Skitch had been apartment hunting and had discovered the threefloor vacancy over Nicholson’s Café. David, at behest, showed up, and pointed out that Skitch had found not only an apartment but a studio. David walked up to the second floor, clapped his hands, and said, “Chamber music!”
That was the beginning of Studio Three. When last I saw it, it was swathed in painters’ canvas, but the furnishing plans were lavish. “Decorations make the acoustics softer,” said Sarser, “but that isn’t the main thing. The main thing is that the artists must be comfortable.”
“That’s right,” said Skitch Henderson.
Record Reviews
Beethoven: The Middle Quartets
Budapest String Quartet: Columbia M4S616 (stereo) and M4L-254: four records One of the reviving and joyful events in a critic’s life is the occasional encounter with absolute mastery. It dispels doubts and dissolves, for the time being, the hard chore of seeking out small superiorities to praise and small faults to lament. There is nothing subtle about mastery. It does not appeal; it seizes. For evidence of this, I suggest simply that you listen to the first eleven notes of the quartet that Beethoven called Serioso played by the four Russianborn gentlemen of the Budapest String Quartet. An excitement fills the air at once, with a sort of flash. What Beethoven meant by serioso was no dark calm, but an effort in earnest. There begins an adventure through trouble and valor, pain and resolution rarely equaled in art.
It might strain our comprehension, were it not for the complete comprehension of the performers, self-drilled into technique and perception that make mere flawlessness seem a petty matter, something learned with the fingers. This is drama to lose oneself in, and time and time again. I choose Serioso to speak of because it is my favorite Beethoven quartet. The others of the so-called middle period, the years of the composer’s first real triumphs and worst fears, are the three dedicated to Count Rasumovsky (the slow movement of the third of these must be mentioned — a song to wring hearts) and the Harp, a work still worthy but lighter and lesser. I did not much like, and said so, the Budapest’s latest traversing of the Early Quartets, Opus 18; it seemed too analytical and short of fun, but it forecast marvels when they got to the following works. Now they are here. Columbia has given them a sound which bites when it should and yet is gentle, rich, and comfortable at the right times.
Brahms: Concerto No. 2
Sviatoslav Richter, piano; Erich Leinsdorf conducting Chicago Symphony Orchestra; RCA Victor LSC-2466 (stereo) and LM-2466
There is a tendency these days in the United States to be awed by anything out of Russia, be it a rocket, a Premier, a novelist, or a musician.

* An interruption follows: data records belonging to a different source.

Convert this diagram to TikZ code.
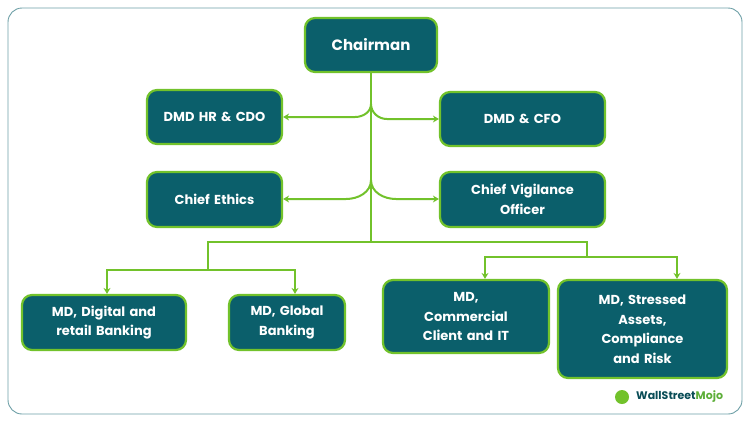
\documentclass[tikz,border=0pt]{standalone}
\usepackage{fontspec}
\setmainfont{Poppins}
\usetikzlibrary{arrows.meta}
\definecolor{teal}{HTML}{0B5F6B}
\definecolor{lg}{HTML}{72C22B}
\begin{document}
\begin{tikzpicture}[x=1pt,y=-1pt,
 box/.style={draw=lg,line width=2.2pt,fill=teal,rounded corners=10pt,text=white,font=\bfseries\fontsize{13}{19.5}\selectfont,align=center,inner sep=0pt},
 ln/.style={draw=lg,line width=2pt},
 ar/.style={ln,-{Stealth[length=6pt,width=7pt]}}]
\useasboundingbox (0,0) rectangle (750,424);
\draw[draw=teal!60,line width=0.9pt,rounded corners=14pt] (8,8) rectangle (742,414);
\newcommand\bx[6]{\node[box,minimum width=#4-#2,minimum height=#5-#3,text width=#4-#2-10] (#1) at ({(#2+#4)/2},{(#3+#5)/2}) {#6};}
\bx{ch}{305}{18}{437}{72}{\fontsize{15}{18}\selectfont Chairman}
\bx{hr}{147}{90}{282}{144}{DMD HR \& CDO}
\bx{cfo}{440}{92}{605}{146}{DMD \& CFO}
\bx{eth}{147}{172}{282}{227}{Chief Ethics}
\bx{vig}{440}{172}{605}{227}{Chief Vigilance\\Officer}
\bx{dig}{22}{295}{186}{350}{MD, Digital and\\retail Banking}
\bx{glo}{229}{295}{345}{350}{MD, Global\\Banking}
\bx{com}{383}{280}{549}{353}{MD,\\Commercial\\Client and IT}
\bx{str}{558}{280}{727}{378}{MD, Stressed\\Assets,\\Compliance\\and Risk}
\coordinate (t) at (371,242);
\draw[ln] (ch.south) -- (t);
\draw[ar] (371,104) to[out=-90,in=0] (355,117) -- (hr.east|-0,117);
\draw[ar] (371,104) to[out=-90,in=180] (387,119) -- (cfo.west|-0,119);
\draw[ar] (371,180) to[out=-90,in=0] (346,199) -- (eth.east|-0,199);
\draw[ar] (371,180) to[out=-90,in=180] (396,199) -- (vig.west|-0,199);
\draw[ln] (208,270) -- (208,242) -- (587,242) -- (587,257);
\draw[ar] (208,270) -| (dig.north-|107,0);
\draw[ar] (208,270) -| (glo.north-|295,0);
\draw[ar] (587,257) -| (com.north-|485,0);
\draw[ar] (587,257) -| (str.north-|677,0);
\node[font=\bfseries\fontsize{11}{13}\selectfont,text=teal!80!black,anchor=west,inner sep=0pt] (logo) at (636,397) {WallStreet\textcolor{lg!80!teal}{Mojo}};
\fill[lg] (622,397) circle (7);
\end{tikzpicture}
\end{document}
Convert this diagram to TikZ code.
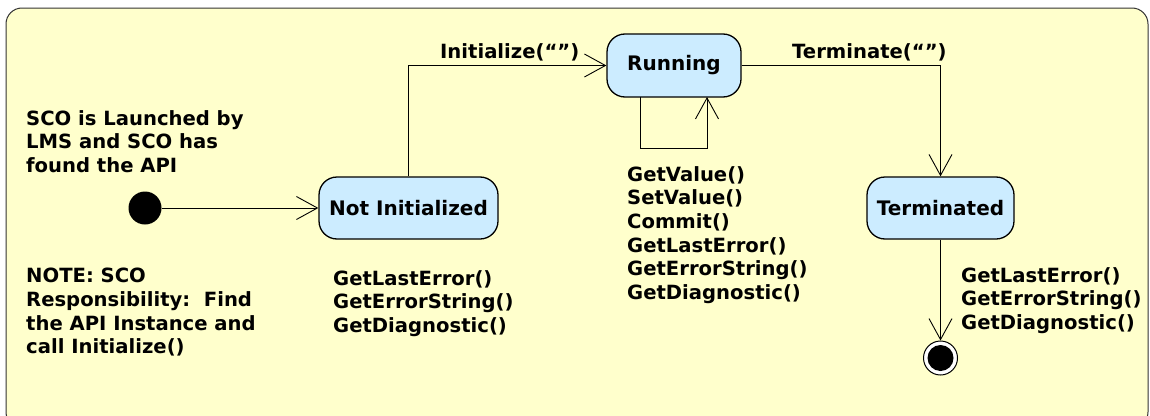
\documentclass[tikz,border=0pt]{standalone}
\usepackage{fontspec}
\setmainfont{DejaVu Sans}
\usetikzlibrary{arrows.meta,calc}
\definecolor{bgyellow}{HTML}{FFFFCC}
\definecolor{stateblue}{HTML}{CCECFF}
\definecolor{frame}{HTML}{333333}
\tikzset{
  lbl/.style={font=\bfseries\fontsize{19.6}{23.7}\selectfont, inner sep=0pt, align=left},
  statebox/.style={draw=black, line width=1.3pt, fill=stateblue, rounded corners=18pt,
    font=\bfseries\fontsize{20}{22}\selectfont, inner sep=0pt},
  trans/.style={line width=0.9pt, -{Straight Barb[length=21pt,width=23pt,line width=0.9pt]}},
}
\begin{document}
\begin{tikzpicture}[x=1pt,y=-1pt]
\useasboundingbox (0,0) rectangle (1150,415);
\fill[white] (0,0) rectangle (1150,415);
\draw[frame, line width=1pt, fill=bgyellow, rounded corners=16pt] (6,8) rectangle (1148,428);
% states
\node[circle, fill=black, minimum size=33pt, inner sep=0pt] (init) at (145,208) {};
\node[statebox, minimum width=179pt, minimum height=62pt] (notinit) at (408.5,208) {Not Initialized};
\node[statebox, minimum width=134pt, minimum height=63pt] (running) at (674,65.5) {Running};
\node[statebox, minimum width=147pt, minimum height=62pt] (terminated) at (940.5,208) {Terminated};
\node[circle, draw=black, line width=1pt, fill=white, minimum size=34pt, inner sep=0pt] (final) at (940.5,358) {};
\fill[black] (final.center) circle (13pt);
% loop corner coordinates
\coordinate (l1) at (640,97);
\coordinate (l2) at (640,148);
\coordinate (l3) at (707,148);
\coordinate (l4) at (707,97);
% transitions
\draw[trans] (init) -- (notinit);
\draw[trans] (notinit.north) |- (running.west);
\draw[trans] (l1) -- (l2) -- (l3) -- (l4);
\draw[trans] (running.east) -| (terminated.north);
\draw[trans] (terminated.south) -- (final);
% labels
\node[lbl, anchor=west] (lInit) at (440,52) {Initialize(“”)};
\node[lbl, anchor=west] (lTerm) at (792,52) {Terminate(“”)};
\node[lbl, anchor=north west] (tSco) at (26,110) {SCO is Launched by\\LMS and SCO has\\found the API};
\node[lbl, anchor=north west] (tNote) at (26,268) {NOTE: SCO\\Responsibility:\ \ Find\\the API Instance and\\call Initialize()};
\node[lbl, anchor=north west] (mNot) at (333,270) {GetLastError()\\GetErrorString()\\GetDiagnostic()};
\node[lbl, anchor=north west] (mRun) at (627,166) {GetValue()\\SetValue()\\Commit()\\GetLastError()\\GetErrorString()\\GetDiagnostic()};
\node[lbl, anchor=north west] (mTerm) at (961,267) {GetLastError()\\GetErrorString()\\GetDiagnostic()};
\end{tikzpicture}
\end{document}
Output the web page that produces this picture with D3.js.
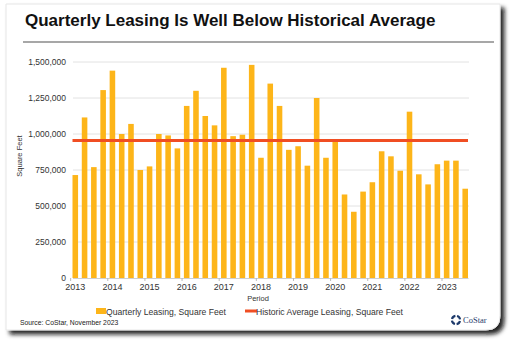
<!DOCTYPE html>
<html>
<head>
<meta charset="utf-8">
<script src="https://cdn.jsdelivr.net/npm/d3@7"></script>
<style>
  body { margin: 0; background: #fff; }
  text { font-family: "Liberation Sans", Arial, sans-serif; }
</style>
</head>
<body>
<div id="chart"></div>
<script>
// Datos: arrendamiento trimestral 2013 T1 - 2023 T3
const years = ["2013", "2014", "2015", "2016", "2017", "2018", "2019", "2020", "2021", "2022", "2023"];
const leasing = [
  715000, 1115000, 770000, 1305000,
  1440000, 1000000, 1070000, 750000,
  775000, 1000000, 990000, 900000,
  1195000, 1300000, 1125000, 1060000,
  1460000, 985000, 995000, 1480000,
  835000, 1350000, 1195000, 890000,
  915000, 780000, 1250000, 835000,
  950000, 580000, 460000, 600000,
  665000, 880000, 845000, 745000,
  1155000, 720000, 650000, 790000,
  815000, 815000, 620000
];
const historicAverage = 955000;
const yTicks = [0, 250000, 500000, 750000, 1000000, 1250000, 1500000];

const W = 512, H = 342;
const svg = d3.select("#chart").append("svg")
  .attr("width", W).attr("height", H);

// Sombra de la tarjeta
const defs = svg.append("defs");
const f = defs.append("filter").attr("id", "shadow")
  .attr("x", "-5%").attr("y", "-5%").attr("width", "115%").attr("height", "115%");
f.append("feDropShadow").attr("dx", 4).attr("dy", 4).attr("stdDeviation", 2)
  .attr("flood-color", "#111").attr("flood-opacity", 0.9);

svg.append("path")
  .attr("d", "M6,4 H500 V316 Q500,330 486,330 H6 Z")
  .attr("fill", "#fff")
  .attr("stroke", "#e6e6e6")
  .attr("stroke-width", 1)
  .attr("filter", "url(#shadow)");

// Título
svg.append("text")
  .attr("x", 25).attr("y", 26)
  .style("font-size", "17px").style("font-weight", "bold")
  .attr("fill", "#111")
  .text("Quarterly Leasing Is Well Below Historical Average");

svg.append("line")
  .attr("x1", 23).attr("x2", 494).attr("y1", 42).attr("y2", 42)
  .attr("stroke", "#8a8a8a").attr("stroke-width", 1.5);

// Escalas
const x = d3.scaleBand()
  .domain(leasing.map((d, i) => i))
  .range([72.5, 468])
  .paddingInner(0.4)
  .paddingOuter(0);

const y = d3.scaleLinear()
  .domain([0, 1500000])
  .range([278, 62]);

// Rejilla y eje Y
const yAxis = svg.append("g")
  .attr("transform", "translate(73,0)")
  .call(d3.axisLeft(y).tickValues(yTicks).tickSize(0).tickPadding(7).tickFormat(d3.format(",")));
yAxis.select(".domain").remove();
yAxis.selectAll("text").style("font-size", "8.5px").attr("fill", "#333")
  .style("font-family", "'Liberation Sans', Arial, sans-serif");

svg.append("g").selectAll("line")
  .data(yTicks.filter(d => d > 0))
  .join("line")
  .attr("x1", 73).attr("x2", 469)
  .attr("y1", d => y(d)).attr("y2", d => y(d))
  .attr("stroke", "#e2e2e2").attr("stroke-width", 1);

// Eje X: etiquetas de año en el T1
const xAxis = svg.append("g")
  .attr("transform", "translate(0,278)")
  .call(d3.axisBottom(x)
    .tickValues(leasing.map((d, i) => i).filter(i => i % 4 === 0))
    .tickSize(0).tickPadding(6)
    .tickFormat(i => years[i / 4]));
xAxis.select(".domain").attr("stroke", "#cfcfcf");
xAxis.selectAll("text").style("font-size", "9px").attr("fill", "#333")
  .style("font-family", "'Liberation Sans', Arial, sans-serif");

// marcas de división entre años
svg.append("g").selectAll("line")
  .data(leasing.map((d, i) => i).filter(i => i % 4 === 0))
  .join("line")
  .attr("x1", i => x(i) - x.step() * x.paddingInner() / 2)
  .attr("x2", i => x(i) - x.step() * x.paddingInner() / 2)
  .attr("y1", 278).attr("y2", 281)
  .attr("stroke", "#bbb");

// Barras
svg.append("g").selectAll("rect")
  .data(leasing)
  .join("rect")
  .attr("x", (d, i) => x(i))
  .attr("y", d => y(d))
  .attr("width", x.bandwidth())
  .attr("height", d => y(0) - y(d))
  .attr("fill", "#fdb519");

// Línea de promedio histórico
svg.append("line")
  .attr("x1", x(0)).attr("x2", x(leasing.length - 1) + x.bandwidth())
  .attr("y1", y(historicAverage)).attr("y2", y(historicAverage))
  .attr("stroke", "#f04e23").attr("stroke-width", 3);

// Títulos de ejes
svg.append("text")
  .attr("x", 258).attr("y", 301)
  .attr("text-anchor", "middle")
  .style("font-size", "7.5px").attr("fill", "#333")
  .text("Period");

svg.append("text")
  .attr("transform", "translate(22,156) rotate(-90)")
  .attr("text-anchor", "middle")
  .style("font-size", "7.5px").attr("fill", "#333")
  .text("Square Feet");

// Leyenda
svg.append("rect")
  .attr("x", 96).attr("y", 308).attr("width", 10).attr("height", 6)
  .attr("fill", "#fdb519");
svg.append("text")
  .attr("x", 106).attr("y", 315)
  .style("font-size", "8.6px").attr("fill", "#333")
  .text("Quarterly Leasing, Square Feet");

svg.append("line")
  .attr("x1", 245).attr("x2", 257).attr("y1", 311).attr("y2", 311)
  .attr("stroke", "#f04e23").attr("stroke-width", 3);
svg.append("text")
  .attr("x", 256).attr("y", 315)
  .style("font-size", "8.6px").attr("fill", "#333")
  .text("Historic Average Leasing, Square Feet");

// Fuente
svg.append("text")
  .attr("x", 20).attr("y", 325)
  .style("font-size", "6.8px").attr("fill", "#222")
  .text("Source: CoStar, November 2023");

// Logo CoStar
const logo = svg.append("g").attr("transform", "translate(456,320)");
const arc = d3.arc().innerRadius(3).outerRadius(5.2);
[0, 1, 2, 3].forEach(k => {
  logo.append("path")
    .attr("d", arc({startAngle: k * Math.PI / 2 + 0.25, endAngle: (k + 1) * Math.PI / 2 - 0.15}))
    .attr("fill", "#1d3a6b");
});
logo.append("text")
  .attr("x", 7).attr("y", 3)
  .style("font-size", "8.5px")
  .style("font-family", "'Liberation Serif', 'DejaVu Serif', serif")
  .attr("fill", "#1d3a6b")
  .text("CoStar");
</script>
</body>
</html>
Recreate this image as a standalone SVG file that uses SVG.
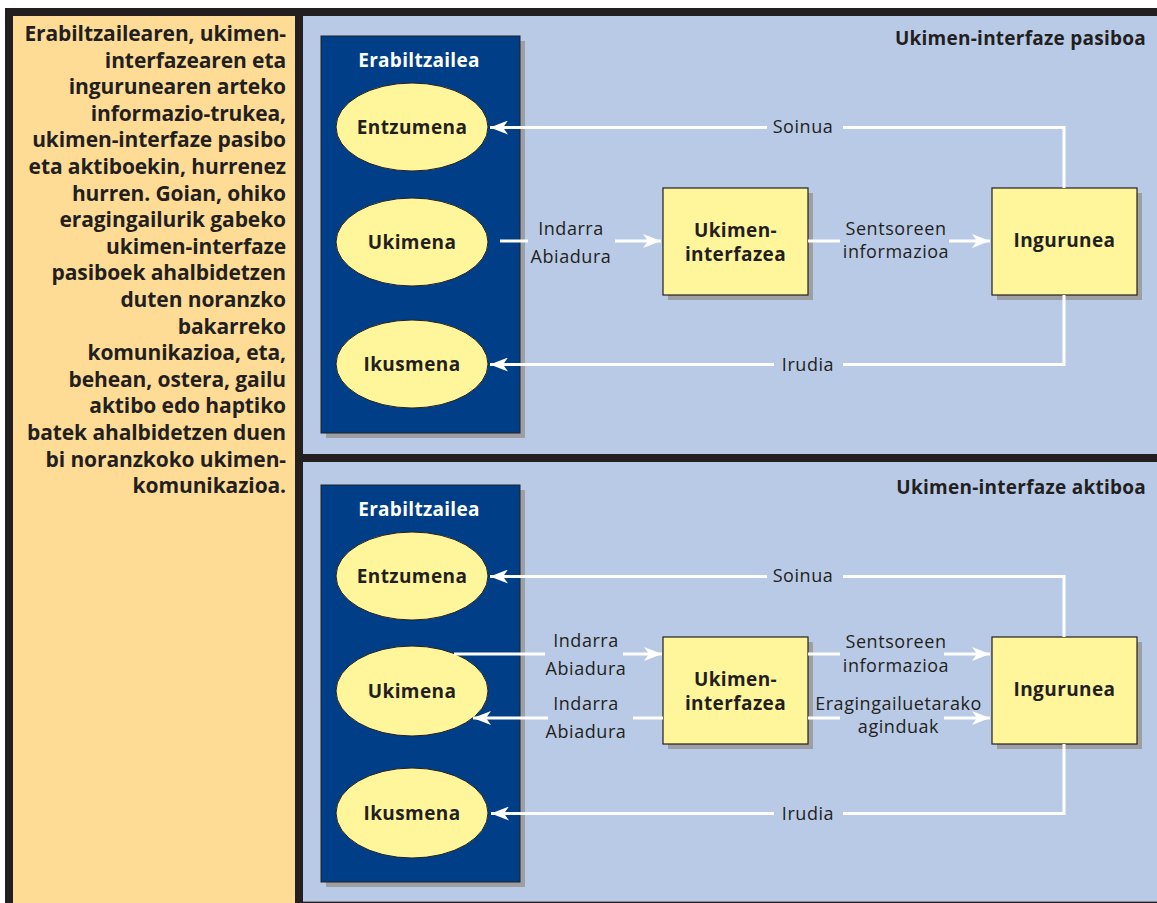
<svg xmlns="http://www.w3.org/2000/svg" width="1157" height="903" viewBox="0 0 1157 903">
<defs>
<marker id="arr" markerUnits="userSpaceOnUse" markerWidth="20" markerHeight="14" refX="18" refY="7" orient="auto">
<path d="M0,0 L18,7 L0,14 L5,7 Z" fill="#ffffff"/>
</marker>
<style>
.lbl{font-family:"Open Sans","Noto Sans",sans-serif;font-size:18px;fill:#231F20;text-anchor:middle;letter-spacing:0.55px}
.bold{font-family:"Open Sans","Noto Sans",sans-serif;font-size:19px;font-weight:bold;fill:#231F20;text-anchor:middle;letter-spacing:0.4px}
.wt{font-family:"Open Sans","Noto Sans",sans-serif;font-size:19px;font-weight:bold;fill:#ffffff;text-anchor:middle;letter-spacing:0.3px}
.title{font-family:"Open Sans","Noto Sans",sans-serif;font-size:19px;font-weight:bold;fill:#231F20;text-anchor:end;letter-spacing:0.25px}
.cap{font-family:"Open Sans","Noto Sans",sans-serif;font-size:21px;font-weight:bold;fill:#231F20;text-anchor:end;letter-spacing:-0.1px}
.conn{fill:none;stroke:#ffffff;stroke-width:3}
.ell{fill:#FFF59B;stroke:#231F20;stroke-width:1}
.box{fill:#FFF59B;stroke:#231F20;stroke-width:1.2}
.shadow{fill:#9D9FA2}
.user{fill:#003F87;stroke:#231F20;stroke-width:1}
</style>
</defs>
<rect x="0" y="0" width="1157" height="903" fill="#ffffff"/>
<rect x="5" y="8" width="1152" height="895" fill="#231F20"/>
<rect x="13" y="16" width="282" height="887" fill="#FFDC96"/>
<rect x="303" y="16" width="854" height="438" fill="#B9CAE6"/>
<rect x="303" y="462" width="854" height="439" fill="#B9CAE6"/>
<line x1="303" y1="901.5" x2="1157" y2="901.5" stroke="#8A8C9A" stroke-width="1"/>

<g id="caption">
<text class="cap" x="286" y="41">Erabiltzailearen, ukimen-</text>
<text class="cap" x="286" y="67.6">interfazearen eta</text>
<text class="cap" x="286" y="94.2">ingurunearen arteko</text>
<text class="cap" x="286" y="120.8">informazio-trukea,</text>
<text class="cap" x="286" y="147.4">ukimen-interfaze pasibo</text>
<text class="cap" x="286" y="174">eta aktiboekin, hurrenez</text>
<text class="cap" x="286" y="200.6">hurren. Goian, ohiko</text>
<text class="cap" x="286" y="227.2">eragingailurik gabeko</text>
<text class="cap" x="286" y="253.8">ukimen-interfaze</text>
<text class="cap" x="286" y="280.4">pasiboek ahalbidetzen</text>
<text class="cap" x="286" y="307">duten noranzko</text>
<text class="cap" x="286" y="333.6">bakarreko</text>
<text class="cap" x="286" y="360.2">komunikazioa, eta,</text>
<text class="cap" x="286" y="386.8">behean, ostera, gailu</text>
<text class="cap" x="286" y="413.4">aktibo edo haptiko</text>
<text class="cap" x="286" y="440">batek ahalbidetzen duen</text>
<text class="cap" x="286" y="466.6">bi noranzkoko ukimen-</text>
<text class="cap" x="286" y="493.2">komunikazioa.</text>
</g>

<text class="title" x="1146" y="45">Ukimen-interfaze pasiboa</text>
<text class="title" x="1146" y="494">Ukimen-interfaze aktiboa</text>

<g id="user-top">
<rect class="shadow" x="326" y="41" width="199" height="397"/>
<rect class="user" x="321" y="36" width="199" height="397"/>
<text class="wt" x="419" y="67">Erabiltzailea</text>
</g>
<g id="entzumena-top">
<ellipse class="ell" cx="412" cy="127" rx="76" ry="44"/>
<text class="bold" x="412" y="134">Entzumena</text>
</g>
<g id="ukimena-top">
<ellipse class="ell" cx="412" cy="242" rx="76" ry="44"/>
<text class="bold" x="412" y="249">Ukimena</text>
</g>
<g id="ikusmena-top">
<ellipse class="ell" cx="412" cy="364" rx="76" ry="44"/>
<text class="bold" x="412" y="371">Ikusmena</text>
</g>
<g id="interfazea-top">
<rect class="shadow" x="668" y="193" width="145" height="107"/>
<rect class="box" x="663" y="188" width="145" height="107"/>
<text class="bold" x="735.5" y="237">Ukimen-</text>
<text class="bold" x="735.5" y="261">interfazea</text>
</g>
<g id="ingurunea-top">
<rect class="shadow" x="997" y="193" width="145" height="107"/>
<rect class="box" x="992" y="188" width="145" height="107"/>
<text class="bold" x="1064.5" y="247">Ingurunea</text>
</g>

<g id="user-bottom">
<rect class="shadow" x="326" y="490" width="199" height="397"/>
<rect class="user" x="321" y="485" width="199" height="397"/>
<text class="wt" x="419" y="516">Erabiltzailea</text>
</g>
<g id="entzumena-bottom">
<ellipse class="ell" cx="412" cy="576" rx="76" ry="44"/>
<text class="bold" x="412" y="583">Entzumena</text>
</g>
<g id="ukimena-bottom">
<ellipse class="ell" cx="412" cy="691" rx="76" ry="45"/>
<text class="bold" x="412" y="698">Ukimena</text>
</g>
<g id="ikusmena-bottom">
<ellipse class="ell" cx="412" cy="813" rx="76" ry="45"/>
<text class="bold" x="412" y="820">Ikusmena</text>
</g>
<g id="interfazea-bottom">
<rect class="shadow" x="668" y="642" width="145" height="107"/>
<rect class="box" x="663" y="637" width="145" height="107"/>
<text class="bold" x="735.5" y="686">Ukimen-</text>
<text class="bold" x="735.5" y="710">interfazea</text>
</g>
<g id="ingurunea-bottom">
<rect class="shadow" x="997" y="642" width="145" height="107"/>
<rect class="box" x="992" y="637" width="145" height="107"/>
<text class="bold" x="1064.5" y="696">Ingurunea</text>
</g>

<g id="connectors">
<path class="conn" d="M843,127.5 H1064 V188"/>
<path class="conn" d="M767,127.5 H490" marker-end="url(#arr)"/>
<path class="conn" d="M500,241 H528"/>
<path class="conn" d="M615,241 H661" marker-end="url(#arr)"/>
<path class="conn" d="M808,241 H840"/>
<path class="conn" d="M949,241 H990" marker-end="url(#arr)"/>
<path class="conn" d="M1064,295 V364.5 H843"/>
<path class="conn" d="M774,364.5 H490" marker-end="url(#arr)"/>

<path class="conn" d="M843,576.5 H1064 V637"/>
<path class="conn" d="M767,576.5 H490" marker-end="url(#arr)"/>
<path class="conn" d="M454,654 H545"/>
<path class="conn" d="M623,654 H662" marker-end="url(#arr)"/>
<path class="conn" d="M663,718 H633"/>
<path class="conn" d="M548,718 H473" marker-end="url(#arr)"/>
<path class="conn" d="M808,654 H840"/>
<path class="conn" d="M944,654 H990" marker-end="url(#arr)"/>
<path class="conn" d="M808,718 H840"/>
<path class="conn" d="M944,718 H990" marker-end="url(#arr)"/>
<path class="conn" d="M1064,744 V813.5 H843"/>
<path class="conn" d="M774,813.5 H491" marker-end="url(#arr)"/>
</g>

<g id="labels">
<text class="lbl" x="803" y="133">Soinua</text>
<text class="lbl" x="571" y="235">Indarra</text>
<text class="lbl" x="571" y="263">Abiadura</text>
<text class="lbl" x="896" y="235">Sentsoreen</text>
<text class="lbl" x="896" y="258">informazioa</text>
<text class="lbl" x="808" y="371">Irudia</text>

<text class="lbl" x="803" y="582">Soinua</text>
<text class="lbl" x="586" y="647">Indarra</text>
<text class="lbl" x="586" y="675">Abiadura</text>
<text class="lbl" x="586" y="710">Indarra</text>
<text class="lbl" x="586" y="738">Abiadura</text>
<text class="lbl" x="896" y="648">Sentsoreen</text>
<text class="lbl" x="896" y="672">informazioa</text>
<text class="lbl" x="898.5" y="710">Eragingailuetarako</text>
<text class="lbl" x="898.5" y="733">aginduak</text>
<text class="lbl" x="808" y="820">Irudia</text>
</g>
</svg>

I cannot join in this. Jascha Heifetz or Isaac Stern can fiddle a sight better than David Oistrakh, and have proved it even with Tchaikovsky. Now we have with us the Muscovite, Richter. I assume he was boss during this Chicago recording, by which I mean Leinsdorf was not. To begin with, that is a wrong. 1 he concerto is really a symphony with piano obbligato, and the stick should rule the keyboard. But we get at the start a tempo which ruins Brahms’s beautiful horn call. Admittedly, some very wonderful digital dexterity comes on later, but a Brahms concerto is a serious (or gay) musical unit, not a showpiece for fingers.